Numa visão pós-junguiana, o ego revela-se como um *complexo* com alto grau de continuidade; não é um arquétipo, não é um defeito, não é uma psicopatologia, não é um diabo, não é um obsessor, não é uma "mentira da mente qeu mente". O ego é a amálgama de conteúdos que nos faz ter a sensação de que quem acordo ou hoje na nossa cama é, PROVAVELMENTE (não há certeza), o mesmo "ente" que lembramos de ter dormido ontem no que parece ser o mesmo lugar. E é esse ego que, só surgindo após termos nos aculturado (criancinhas não tem, psicóticos também não - mas ambos podem ter "personalidade" e egoismo), garante a nós também a possibilidade de vida social, de experiências do consciente, indispensáveis para "existirmos" e evoluirmos aqui, enquanto estamos aqui, por precisarmos estarmos aqui.
No sânscrito, há vários termos associados a EU, individualidade, personalidade, partícula divina do consciente, assim como esquimós tem 34 palavras para neve. Talvez por psicanálise era novidade, ou por ser chique citar latim, na falta de uma palavra vários tradutores ocidentais usaram EGO para designar várias facetas do mesmo EU, pasteurizando DEZENAS de termos (muito) diferentes, de ahankara a atman, incluindo aí as porções menores do eu que patologicamente se identifiquem demais com desejos e neuroses - com a ressalva de que a normalidade ocidental nos EXIGE um pouco mais dessa identificação do que o contexto de um antigo hindu, que aqui seria visto como psicótico.
Mas podem estar certos que nenhum yogue antigo leu escreveu em latim, nem tentou ser psicanalista: o equívoco é recente e ocidental!!! E muitos "mestres" espiritualistas e líderes religiosos usam o tempo como uma espécie de "diabo cristão", ou seja, um amontoado indefinido por conveniência, onde reunem TUDO que querem que seja pecado, incluindo todos que os questionarem, quem usar a mente para pensar, os dissidentes, o que não endosse seus dogmas, todas as práticas que eles proibiram, todos desejos que queriam ver exterminados, todo "pecado". Tudo isso, para estes "condutores" paranóicos, virou sinônimo de "EGO". É exatamente a idéia do "DIABO" cristão medieval.
EGO, o verdadeiro, precisa ser TRANSCENDIDO, e não negado ou "Morto". Transcender implica em INCLUIR. Você tem ego, tem continuidade, vive aqui, tem desejos e prazeres sim; mas você usa tudo isso, ao invés de ser usado por ele. Você não abre mão da sua capacidade de decisão, ao contrário: você a mantém, consciente, e até a ELEVA para uma visão maior, a de fora, a do Self, do Eu Maior. Do "divino" integrado, se preferir. A esse processo, de manter o ego mas deslocar a sede da consciência dele para o Self, é que JUng chamou de individuação.

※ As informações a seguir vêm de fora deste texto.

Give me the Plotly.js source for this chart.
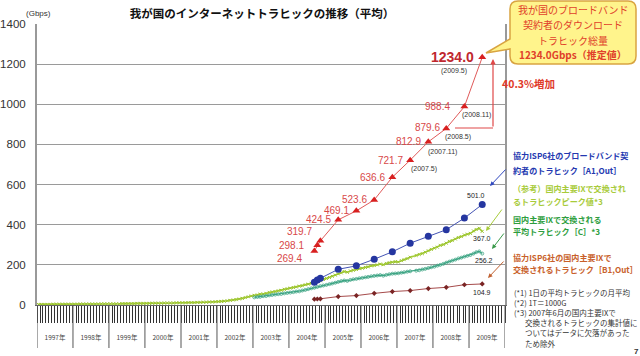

Se sobrarem dúvidas no conceito original de EGO (que não é o dos hindus), nada como ler a definição original. Mas isso na internet parece pejorativo ou ofensa, rs, pois com embasamento, acaba a diversão.
Para a definição ORIGINAL do conceito de EGO:
O EGO, O ID E OUTROS TRABALHOS
http://livros.voadores.com.br/freud/freud19
OBS: Já Jung (que conhecia bem a filosofia oriental) em geral prefere falar de "EU", "SELF" (um eu maior, em contato com o coletivo e/ou divino) e "PERSONA" (máscaras que muitas vezes confudimos com o eu), dependendo do caso. Sábia decisão, senão a confusão com "EGO" seria maior ainda.